Half share members, this week is an “A” week.

Farm News & Recipes

Of all the crops we grow here on the farm the tomatoes need the most coddling. The journey begins all the way back in December and January, when I scour seed catalogs and interrogate farmer friends to figure out which varieties to buy. I make my selection based on a number of factors: flavor, size, color, days to maturity, disease resistance, growth habit, adaptability to the region. This year I settled on 10 varieties of full-sized tomatoes, 4 varieties of cherry tomatoes, and 1 grape tomato.

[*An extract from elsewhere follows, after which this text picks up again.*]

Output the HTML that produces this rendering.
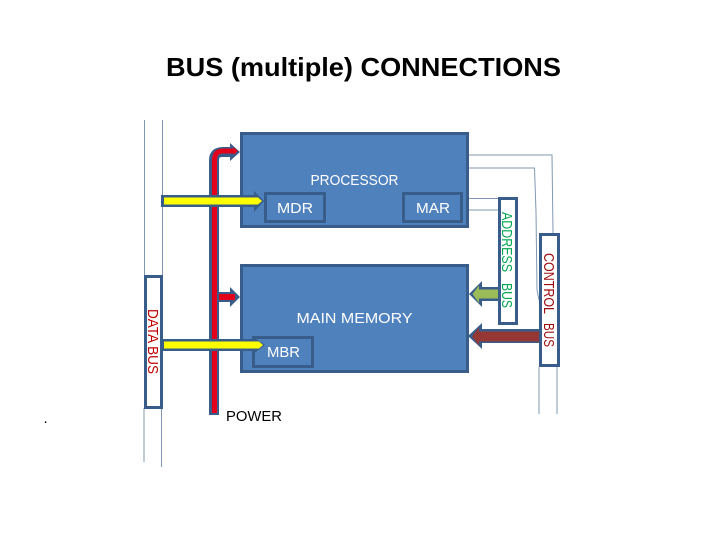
<!DOCTYPE html>
<html>
<head>
<meta charset="utf-8">
<style>
html,body{margin:0;padding:0;background:#fff;width:720px;height:540px;overflow:hidden}
svg{display:block}
text{font-family:"Liberation Sans",sans-serif}
</style>
</head>
<body>
<svg width="720" height="540" viewBox="0 0 720 540" xmlns="http://www.w3.org/2000/svg">
<rect width="720" height="540" fill="#fff"/>
<text x="363.5" y="76" text-anchor="middle" font-size="26" font-weight="bold" fill="#000" textLength="395" lengthAdjust="spacingAndGlyphs">BUS (multiple) CONNECTIONS</text>

<!-- thin bus lines -->
<g fill="none" stroke="#7f98b2" stroke-width="1">
<path d="M144.500 120V276M162.500 120V276"/>
<path d="M144 408V462M161.500 408V467"/>
<path d="M469 155H552L553 233"/>
<path d="M469 168H534.500L536 212L537 290L539 300"/>
<path d="M463 198.500H498M469 210H498"/>
<path d="M539 367V414M557 367V414"/>
</g>

<!-- blocks -->
<rect x="241.500" y="133.500" width="226" height="93" fill="#4f81bd" stroke="#385d8a" stroke-width="3"/>
<rect x="241.500" y="265.500" width="226" height="106" fill="#4f81bd" stroke="#385d8a" stroke-width="3"/>
<rect x="265.500" y="193.500" width="59" height="28" fill="#4f81bd" stroke="#385d8a" stroke-width="3"/>
<rect x="403.500" y="193.500" width="58" height="28" fill="#4f81bd" stroke="#385d8a" stroke-width="3"/>
<rect x="253.500" y="337.500" width="59" height="29" fill="#4f81bd" stroke="#385d8a" stroke-width="3"/>

<!-- bus boxes -->
<rect x="145.500" y="276.500" width="16" height="131" fill="#fff" stroke="#385d8a" stroke-width="3"/>
<rect x="499.500" y="198.500" width="17" height="125" fill="#fff" stroke="#385d8a" stroke-width="3"/>
<rect x="540.500" y="234.500" width="18" height="131" fill="#fff" stroke="#385d8a" stroke-width="3"/>

<!-- power bus -->
<path d="M214 415V160Q214 152 223 152H231" fill="none" stroke="#385d8a" stroke-width="10"/>
<path d="M230 143L240 152L230 161Z" fill="#385d8a"/>
<path d="M214.500 413V160Q214.500 151 223 151H236" fill="none" stroke="#e3001b" stroke-width="5"/>
<path d="M233 147.500L238 151L233 154.500Z" fill="#e3001b"/>

<!-- memory power arrow -->
<path d="M217 292H230V287L240 297L230 307V302H217Z" fill="#385d8a"/>
<path d="M219 294H235V300H219Z" fill="#e3001b"/>

<!-- yellow arrows -->
<path d="M161 195H254V191L264 201L254 212V207H161Z" fill="#385d8a"/>
<path d="M164 197.500H258L262 201L258 204.500H164Z" fill="#ffff00"/>
<path d="M162 339H252V336L265 345L252 355V351H162Z" fill="#385d8a"/>
<path d="M164 341.500H259L263 345L259 348.500H164Z" fill="#ffff00"/>

<!-- green arrow -->
<path d="M498 287H482V281L469 294L482 307V301H498Z" fill="#385d8a"/>
<path d="M498 289.500H479V285.500L472.500 294L479 303V298.500H498Z" fill="#9bbb59"/>
<!-- dark red arrow -->
<path d="M539 329H482V323L468 336L482 349V343H539Z" fill="#385d8a"/>
<path d="M539 331.500H479V327.500L472 336.500L479 345.500V341.500H539Z" fill="#953735"/>

<!-- labels -->
<g fill="#fff" font-size="15">
<text x="354.500" y="185" text-anchor="middle" textLength="88" lengthAdjust="spacingAndGlyphs">PROCESSOR</text>
<text x="295" y="213" text-anchor="middle" textLength="36" lengthAdjust="spacingAndGlyphs">MDR</text>
<text x="433" y="213" text-anchor="middle" textLength="34" lengthAdjust="spacingAndGlyphs">MAR</text>
<text x="354.500" y="323" text-anchor="middle" textLength="116" lengthAdjust="spacingAndGlyphs">MAIN MEMORY</text>
<text x="283.500" y="357" text-anchor="middle" textLength="33" lengthAdjust="spacingAndGlyphs">MBR</text>
</g>
<text x="226" y="421" font-size="15" fill="#000" textLength="56" lengthAdjust="spacingAndGlyphs">POWER</text>
<text x="43.500" y="423" font-size="15" fill="#000">.</text>

<text transform="translate(148,309) rotate(90)" font-size="15" fill="#c00000" textLength="65" lengthAdjust="spacingAndGlyphs">DATA BUS</text>
<text transform="translate(502,212) rotate(90)" font-size="15" fill="#00a651" textLength="60" lengthAdjust="spacingAndGlyphs">ADDRESS</text>
<text transform="translate(502,283) rotate(90)" font-size="15" fill="#00a651" textLength="25" lengthAdjust="spacingAndGlyphs">BUS</text>
<text transform="translate(544,253) rotate(90)" font-size="15" fill="#9e0b0f" textLength="61" lengthAdjust="spacingAndGlyphs">CONTROL</text>
<text transform="translate(544,323) rotate(90)" font-size="15" fill="#9e0b0f" textLength="24" lengthAdjust="spacingAndGlyphs">BUS</text>
</svg>
</body>
</html>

I seeded a tray or two of each in March, which developed into a total of 850 tomato sprouts come early May. Once they developed a couple sets of true leaves the strongest of those sprouts were plucked out of their trays and transplanted into 4-inch pots to give them more space to grow. After about a month in 4-inch pots, and after any threat of frost was gone, we began to transplant the tomato plants into the field. Through late May and early June, Keely (my tireless and intrepid intern) and I planted row after row of tomatoes until the greenhouses were finally empty. 

But the fun doesn’t stop there. Immediately after transplanting we mulched every row with straw to suppress weeds and help maintain moisture in the soil. We also drove metal poles into the ground between every third plant to serve as trellis holders. Throughout the spring and summer we strung twine between those poles in the style of the “Florida weave” to provide support for the tomatoes as they grow and become heavy with fruit. We also keep the plants growing straight and strong by pruning off suckers that spring out from the main stem. 

Now, finally, we are reaping the fruits of our labor. Tomatoes never tasted so sweet.

We’re trying our very best not to get sick of summer squash and we hope you are too. I cooked down several pounds of them in this very simple but very tasty zucchini and basil soup and put half of it in the freezer for safe keeping.

Jacques Pepin’s cabbage and basil salad will go well alongside a roasted chicken or seared steak.

Your clamshells have all the fixin’s for a great fresh salsa. Mix them all together and dig in with chips, or serve on top of a filet of light fish.